春キャベツはすこし前、愛媛から送ってもらいましたが、今回のはやわらかさといい、甘みといい、それより勝っているはずです。野口さんには申しわけないのですが、彼は本来が柑橘農家。野菜の専門家にはかないませんよね。
フキは葉を落としてから、大きめの鍋で湯がきます。そうすると皮が剥きやすく、指先がアクで黒ずむこともありません。鍋におさまらないときは、半分にして湯がいてから、食べやすい大きさに切って煮てください。
葉っぱのほうも利用します。茎を湯がいたときの湯を捨てず、そこに葉っぱを入れて湯通ししてから縦横に細かくきざみ、ぎゅっと絞って水を切ります。それを酒:1、醤油:2ぐらいの割合で煮ると、おいしい佃煮になります。佃煮ですから、ちょっと濃いめに味つけしてくださいね。最後に火を強くして、箸で混ぜながら煮汁をとばし、仕上がりに鰹節をたっぷりまぶして完成です。

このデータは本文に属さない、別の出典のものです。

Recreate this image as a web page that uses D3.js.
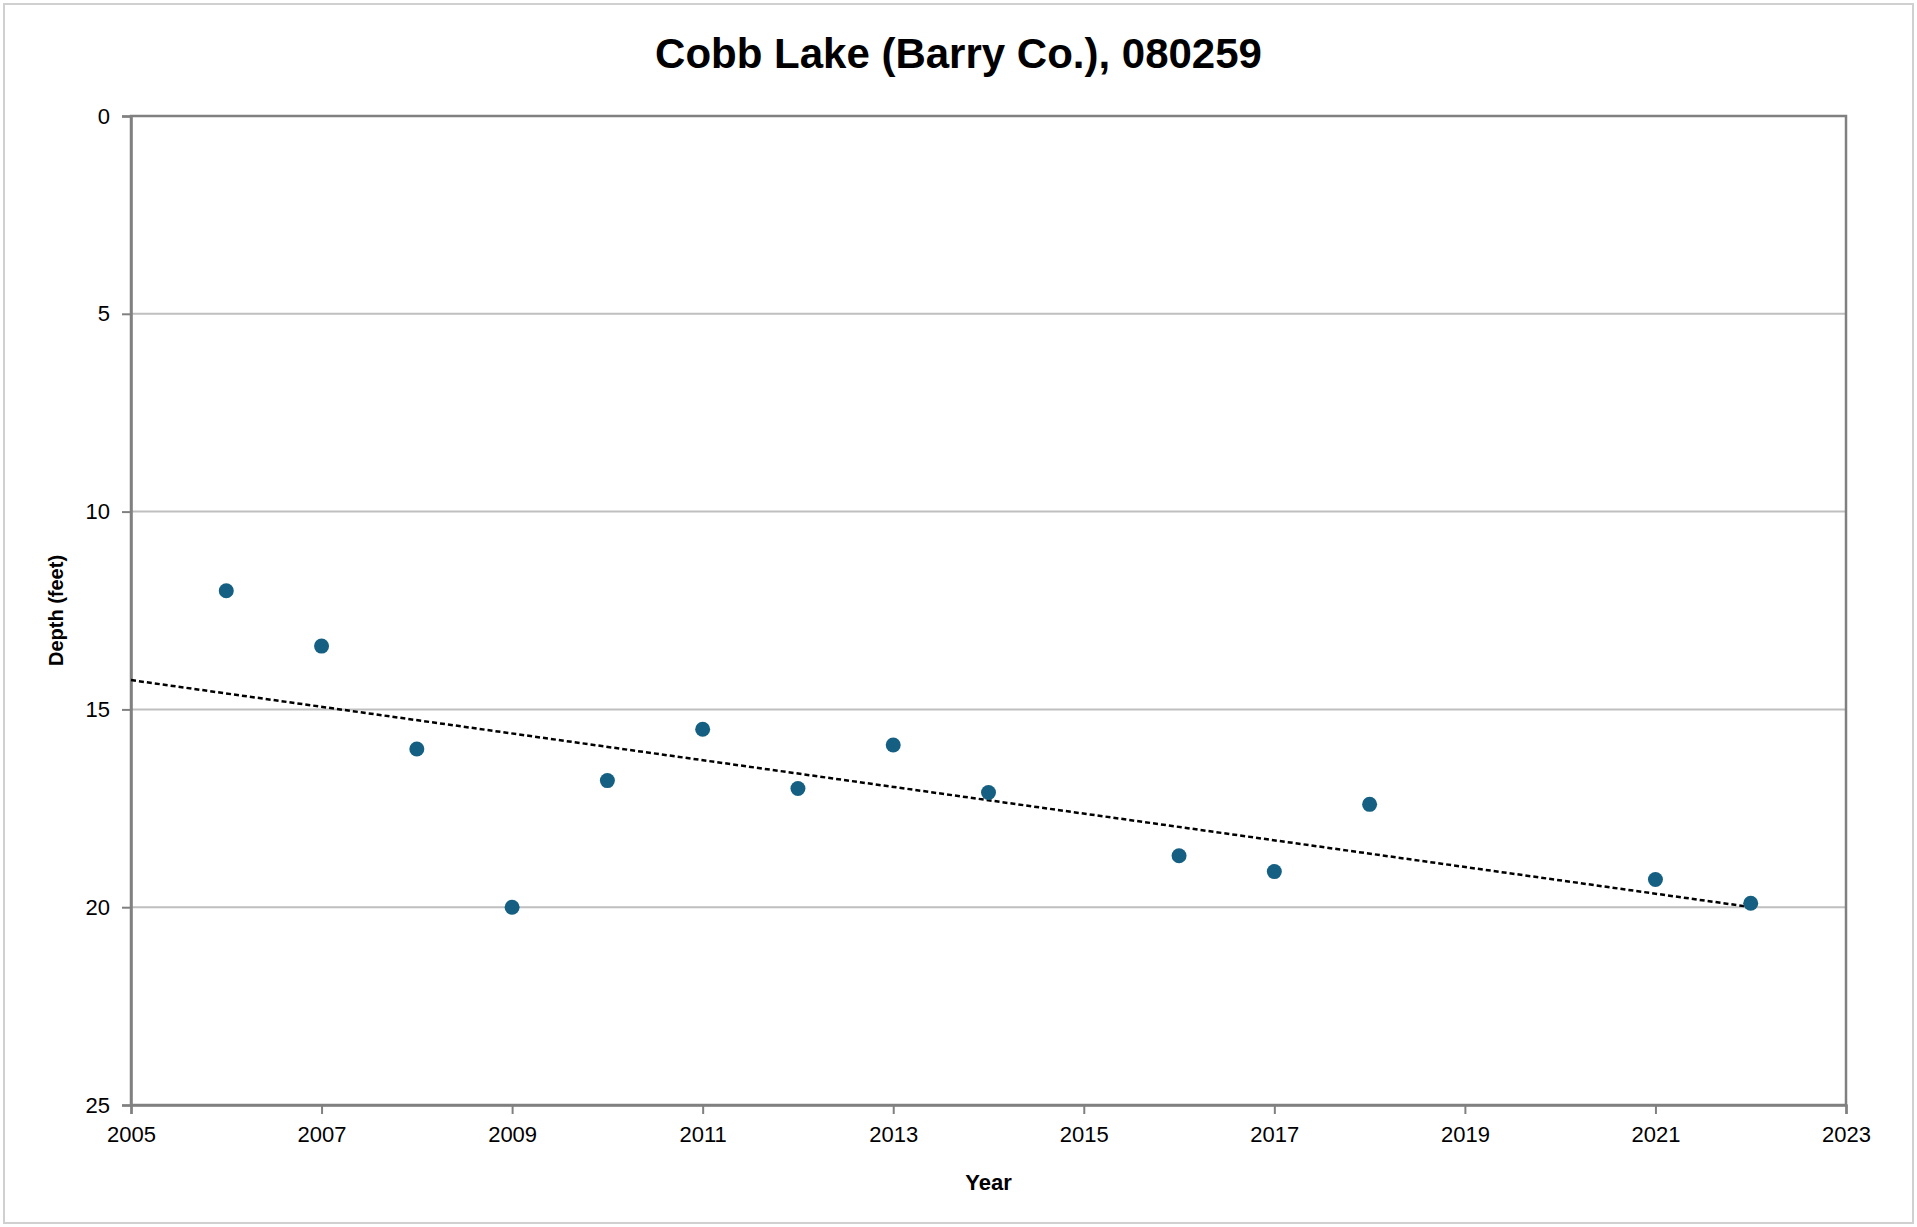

ルッコラは胡麻うねつの香りがさわやかな、サラダ用の青菜。玉葱やきゅうりと合わせてどうぞ。
ちょっと変わったところでは、ルッコラとチーズの春巻き。お好みのナチュラルチーズといっしょにルッコラを包んで揚げると、ビールやワインのつまみに最高。夏になったら、青じそを使ってこれをやるとおいしいですよ。
山東菜は別名しろ菜。クセがなく、やわらかいのでサニーレタスの代用として使われることもあります。スライスしたきゅうりといっしょに一夜漬けにしても美味。もちろん、おひたしでもOKです。
小松菜はいうまでもありませんね。来週は予定欄にはありませんが、もしかしたらオカヒジキが入るかもしれません。